BEGIN

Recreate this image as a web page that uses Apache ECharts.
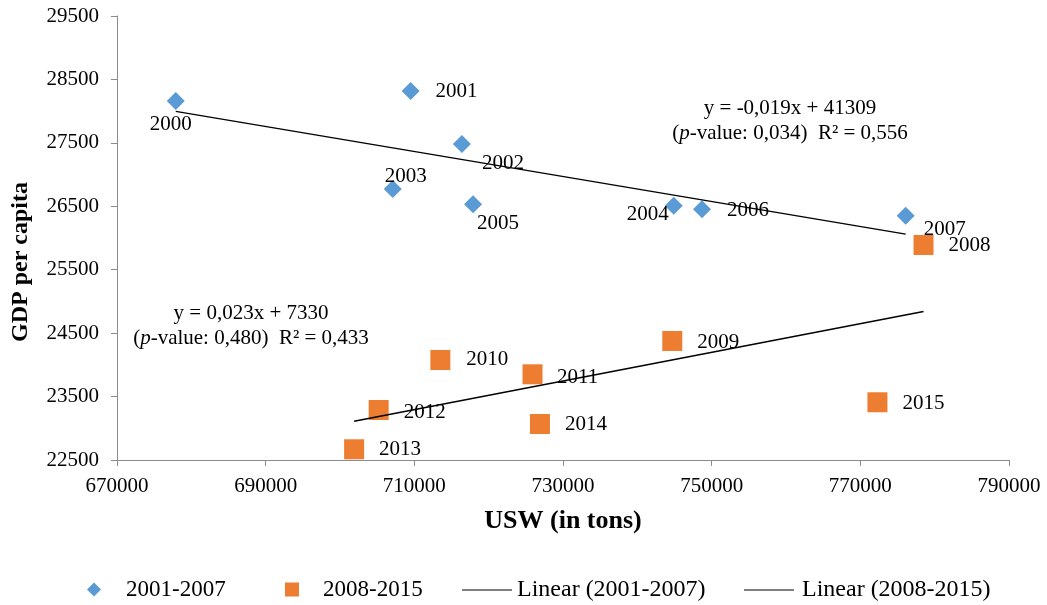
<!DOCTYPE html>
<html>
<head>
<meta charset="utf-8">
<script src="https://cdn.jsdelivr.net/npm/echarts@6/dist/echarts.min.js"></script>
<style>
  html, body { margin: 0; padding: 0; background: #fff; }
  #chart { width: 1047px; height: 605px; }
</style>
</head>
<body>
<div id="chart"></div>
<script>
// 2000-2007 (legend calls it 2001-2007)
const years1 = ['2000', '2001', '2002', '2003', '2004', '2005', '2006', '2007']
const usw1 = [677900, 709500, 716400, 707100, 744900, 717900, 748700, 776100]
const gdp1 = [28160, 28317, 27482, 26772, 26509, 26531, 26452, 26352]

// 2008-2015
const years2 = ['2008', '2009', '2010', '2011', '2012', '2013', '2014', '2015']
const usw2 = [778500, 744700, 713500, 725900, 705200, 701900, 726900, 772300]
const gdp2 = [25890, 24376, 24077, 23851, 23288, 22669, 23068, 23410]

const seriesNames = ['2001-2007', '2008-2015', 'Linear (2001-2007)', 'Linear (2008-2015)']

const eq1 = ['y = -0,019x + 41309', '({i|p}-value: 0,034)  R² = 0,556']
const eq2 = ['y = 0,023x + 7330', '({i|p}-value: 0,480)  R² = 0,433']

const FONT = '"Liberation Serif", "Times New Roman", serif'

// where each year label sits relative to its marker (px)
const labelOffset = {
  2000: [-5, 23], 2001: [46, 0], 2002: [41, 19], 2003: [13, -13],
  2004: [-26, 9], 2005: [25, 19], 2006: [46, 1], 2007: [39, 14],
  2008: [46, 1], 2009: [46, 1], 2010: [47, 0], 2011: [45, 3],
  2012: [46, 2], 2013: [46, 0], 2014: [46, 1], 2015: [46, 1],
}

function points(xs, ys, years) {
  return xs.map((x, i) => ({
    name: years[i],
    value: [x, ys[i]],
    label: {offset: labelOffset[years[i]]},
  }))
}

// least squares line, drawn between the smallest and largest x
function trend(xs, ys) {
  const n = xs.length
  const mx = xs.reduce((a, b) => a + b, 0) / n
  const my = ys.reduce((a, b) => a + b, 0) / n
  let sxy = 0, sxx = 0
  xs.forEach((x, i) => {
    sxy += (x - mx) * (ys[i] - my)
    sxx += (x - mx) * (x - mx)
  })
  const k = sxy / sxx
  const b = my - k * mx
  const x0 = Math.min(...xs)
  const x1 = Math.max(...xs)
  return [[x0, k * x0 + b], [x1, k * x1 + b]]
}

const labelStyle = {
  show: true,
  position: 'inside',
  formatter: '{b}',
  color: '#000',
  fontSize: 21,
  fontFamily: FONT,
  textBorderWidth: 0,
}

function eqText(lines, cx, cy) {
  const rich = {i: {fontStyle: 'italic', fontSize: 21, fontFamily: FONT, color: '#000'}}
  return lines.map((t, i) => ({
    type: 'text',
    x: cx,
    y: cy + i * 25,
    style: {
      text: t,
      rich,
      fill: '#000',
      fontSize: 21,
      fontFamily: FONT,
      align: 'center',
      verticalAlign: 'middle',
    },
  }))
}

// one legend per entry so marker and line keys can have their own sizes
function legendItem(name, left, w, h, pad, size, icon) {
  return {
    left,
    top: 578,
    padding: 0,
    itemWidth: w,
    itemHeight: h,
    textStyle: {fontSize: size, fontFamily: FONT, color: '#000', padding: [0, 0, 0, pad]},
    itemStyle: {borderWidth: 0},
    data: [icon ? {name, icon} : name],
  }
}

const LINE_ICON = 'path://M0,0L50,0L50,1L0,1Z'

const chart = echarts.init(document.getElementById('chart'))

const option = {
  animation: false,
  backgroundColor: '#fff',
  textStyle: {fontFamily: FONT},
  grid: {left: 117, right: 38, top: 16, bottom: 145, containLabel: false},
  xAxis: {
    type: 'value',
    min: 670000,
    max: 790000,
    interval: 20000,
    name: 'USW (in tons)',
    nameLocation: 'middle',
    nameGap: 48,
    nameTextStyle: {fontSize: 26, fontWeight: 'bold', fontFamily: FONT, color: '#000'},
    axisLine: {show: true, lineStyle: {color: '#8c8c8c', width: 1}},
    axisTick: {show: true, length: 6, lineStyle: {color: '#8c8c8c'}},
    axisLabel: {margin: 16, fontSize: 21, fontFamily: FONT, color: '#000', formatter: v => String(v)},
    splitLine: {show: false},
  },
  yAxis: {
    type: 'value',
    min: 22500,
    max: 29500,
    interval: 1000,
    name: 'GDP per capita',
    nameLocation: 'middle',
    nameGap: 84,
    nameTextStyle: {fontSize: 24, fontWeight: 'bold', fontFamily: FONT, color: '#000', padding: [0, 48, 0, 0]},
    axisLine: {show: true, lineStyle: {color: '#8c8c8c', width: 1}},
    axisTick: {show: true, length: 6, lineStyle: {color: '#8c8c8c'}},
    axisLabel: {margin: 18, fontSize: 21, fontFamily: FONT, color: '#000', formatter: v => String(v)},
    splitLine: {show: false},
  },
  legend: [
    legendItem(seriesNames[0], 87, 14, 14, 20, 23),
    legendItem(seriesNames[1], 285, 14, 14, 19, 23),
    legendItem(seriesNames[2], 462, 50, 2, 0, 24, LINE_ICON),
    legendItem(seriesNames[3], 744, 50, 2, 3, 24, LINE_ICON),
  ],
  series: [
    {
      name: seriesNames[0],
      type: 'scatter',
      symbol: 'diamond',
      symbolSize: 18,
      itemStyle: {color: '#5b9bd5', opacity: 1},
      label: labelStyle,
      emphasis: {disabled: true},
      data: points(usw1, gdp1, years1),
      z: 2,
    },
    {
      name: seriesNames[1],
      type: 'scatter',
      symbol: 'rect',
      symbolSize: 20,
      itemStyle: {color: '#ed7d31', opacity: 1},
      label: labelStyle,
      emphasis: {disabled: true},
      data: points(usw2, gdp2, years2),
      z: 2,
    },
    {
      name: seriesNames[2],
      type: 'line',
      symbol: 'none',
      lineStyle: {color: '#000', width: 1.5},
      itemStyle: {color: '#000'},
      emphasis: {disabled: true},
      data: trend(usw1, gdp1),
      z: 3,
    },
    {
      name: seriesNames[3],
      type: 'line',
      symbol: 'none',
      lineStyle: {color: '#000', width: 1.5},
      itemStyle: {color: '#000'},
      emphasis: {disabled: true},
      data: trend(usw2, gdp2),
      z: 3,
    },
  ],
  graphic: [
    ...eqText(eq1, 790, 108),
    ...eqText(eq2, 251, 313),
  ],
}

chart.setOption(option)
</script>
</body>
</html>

END

PROBLEM DESCRIPTION: Set the data above down again exactly as given, with no pictures.

THE ANSWER:
Recreate this image as a web page that uses Apache ECharts.
<!DOCTYPE html>
<html>
<head>
<meta charset="utf-8">
<script src="https://cdn.jsdelivr.net/npm/echarts@6/dist/echarts.min.js"></script>
<style>
  html, body { margin: 0; padding: 0; background: #fff; }
  #chart { width: 1047px; height: 605px; }
</style>
</head>
<body>
<div id="chart"></div>
<script>
// 2000-2007 (legend calls it 2001-2007)
const years1 = ['2000', '2001', '2002', '2003', '2004', '2005', '2006', '2007']
const usw1 = [677900, 709500, 716400, 707100, 744900, 717900, 748700, 776100]
const gdp1 = [28160, 28317, 27482, 26772, 26509, 26531, 26452, 26352]

// 2008-2015
const years2 = ['2008', '2009', '2010', '2011', '2012', '2013', '2014', '2015']
const usw2 = [778500, 744700, 713500, 725900, 705200, 701900, 726900, 772300]
const gdp2 = [25890, 24376, 24077, 23851, 23288, 22669, 23068, 23410]

const seriesNames = ['2001-2007', '2008-2015', 'Linear (2001-2007)', 'Linear (2008-2015)']

const eq1 = ['y = -0,019x + 41309', '({i|p}-value: 0,034)  R² = 0,556']
const eq2 = ['y = 0,023x + 7330', '({i|p}-value: 0,480)  R² = 0,433']

const FONT = '"Liberation Serif", "Times New Roman", serif'

// where each year label sits relative to its marker (px)
const labelOffset = {
  2000: [-5, 23], 2001: [46, 0], 2002: [41, 19], 2003: [13, -13],
  2004: [-26, 9], 2005: [25, 19], 2006: [46, 1], 2007: [39, 14],
  2008: [46, 1], 2009: [46, 1], 2010: [47, 0], 2011: [45, 3],
  2012: [46, 2], 2013: [46, 0], 2014: [46, 1], 2015: [46, 1],
}

function points(xs, ys, years) {
  return xs.map((x, i) => ({
    name: years[i],
    value: [x, ys[i]],
    label: {offset: labelOffset[years[i]]},
  }))
}

// least squares line, drawn between the smallest and largest x
function trend(xs, ys) {
  const n = xs.length
  const mx = xs.reduce((a, b) => a + b, 0) / n
  const my = ys.reduce((a, b) => a + b, 0) / n
  let sxy = 0, sxx = 0
  xs.forEach((x, i) => {
    sxy += (x - mx) * (ys[i] - my)
    sxx += (x - mx) * (x - mx)
  })
  const k = sxy / sxx
  const b = my - k * mx
  const x0 = Math.min(...xs)
  const x1 = Math.max(...xs)
  return [[x0, k * x0 + b], [x1, k * x1 + b]]
}

const labelStyle = {
  show: true,
  position: 'inside',
  formatter: '{b}',
  color: '#000',
  fontSize: 21,
  fontFamily: FONT,
  textBorderWidth: 0,
}

function eqText(lines, cx, cy) {
  const rich = {i: {fontStyle: 'italic', fontSize: 21, fontFamily: FONT, color: '#000'}}
  return lines.map((t, i) => ({
    type: 'text',
    x: cx,
    y: cy + i * 25,
    style: {
      text: t,
      rich,
      fill: '#000',
      fontSize: 21,
      fontFamily: FONT,
      align: 'center',
      verticalAlign: 'middle',
    },
  }))
}

// one legend per entry so marker and line keys can have their own sizes
function legendItem(name, left, w, h, pad, size, icon) {
  return {
    left,
    top: 578,
    padding: 0,
    itemWidth: w,
    itemHeight: h,
    textStyle: {fontSize: size, fontFamily: FONT, color: '#000', padding: [0, 0, 0, pad]},
    itemStyle: {borderWidth: 0},
    data: [icon ? {name, icon} : name],
  }
}

const LINE_ICON = 'path://M0,0L50,0L50,1L0,1Z'

const chart = echarts.init(document.getElementById('chart'))

const option = {
  animation: false,
  backgroundColor: '#fff',
  textStyle: {fontFamily: FONT},
  grid: {left: 117, right: 38, top: 16, bottom: 145, containLabel: false},
  xAxis: {
    type: 'value',
    min: 670000,
    max: 790000,
    interval: 20000,
    name: 'USW (in tons)',
    nameLocation: 'middle',
    nameGap: 48,
    nameTextStyle: {fontSize: 26, fontWeight: 'bold', fontFamily: FONT, color: '#000'},
    axisLine: {show: true, lineStyle: {color: '#8c8c8c', width: 1}},
    axisTick: {show: true, length: 6, lineStyle: {color: '#8c8c8c'}},
    axisLabel: {margin: 16, fontSize: 21, fontFamily: FONT, color: '#000', formatter: v => String(v)},
    splitLine: {show: false},
  },
  yAxis: {
    type: 'value',
    min: 22500,
    max: 29500,
    interval: 1000,
    name: 'GDP per capita',
    nameLocation: 'middle',
    nameGap: 84,
    nameTextStyle: {fontSize: 24, fontWeight: 'bold', fontFamily: FONT, color: '#000', padding: [0, 48, 0, 0]},
    axisLine: {show: true, lineStyle: {color: '#8c8c8c', width: 1}},
    axisTick: {show: true, length: 6, lineStyle: {color: '#8c8c8c'}},
    axisLabel: {margin: 18, fontSize: 21, fontFamily: FONT, color: '#000', formatter: v => String(v)},
    splitLine: {show: false},
  },
  legend: [
    legendItem(seriesNames[0], 87, 14, 14, 20, 23),
    legendItem(seriesNames[1], 285, 14, 14, 19, 23),
    legendItem(seriesNames[2], 462, 50, 2, 0, 24, LINE_ICON),
    legendItem(seriesNames[3], 744, 50, 2, 3, 24, LINE_ICON),
  ],
  series: [
    {
      name: seriesNames[0],
      type: 'scatter',
      symbol: 'diamond',
      symbolSize: 18,
      itemStyle: {color: '#5b9bd5', opacity: 1},
      label: labelStyle,
      emphasis: {disabled: true},
      data: points(usw1, gdp1, years1),
      z: 2,
    },
    {
      name: seriesNames[1],
      type: 'scatter',
      symbol: 'rect',
      symbolSize: 20,
      itemStyle: {color: '#ed7d31', opacity: 1},
      label: labelStyle,
      emphasis: {disabled: true},
      data: points(usw2, gdp2, years2),
      z: 2,
    },
    {
      name: seriesNames[2],
      type: 'line',
      symbol: 'none',
      lineStyle: {color: '#000', width: 1.5},
      itemStyle: {color: '#000'},
      emphasis: {disabled: true},
      data: trend(usw1, gdp1),
      z: 3,
    },
    {
      name: seriesNames[3],
      type: 'line',
      symbol: 'none',
      lineStyle: {color: '#000', width: 1.5},
      itemStyle: {color: '#000'},
      emphasis: {disabled: true},
      data: trend(usw2, gdp2),
      z: 3,
    },
  ],
  graphic: [
    ...eqText(eq1, 790, 108),
    ...eqText(eq2, 251, 313),
  ],
}

chart.setOption(option)
</script>
</body>
</html>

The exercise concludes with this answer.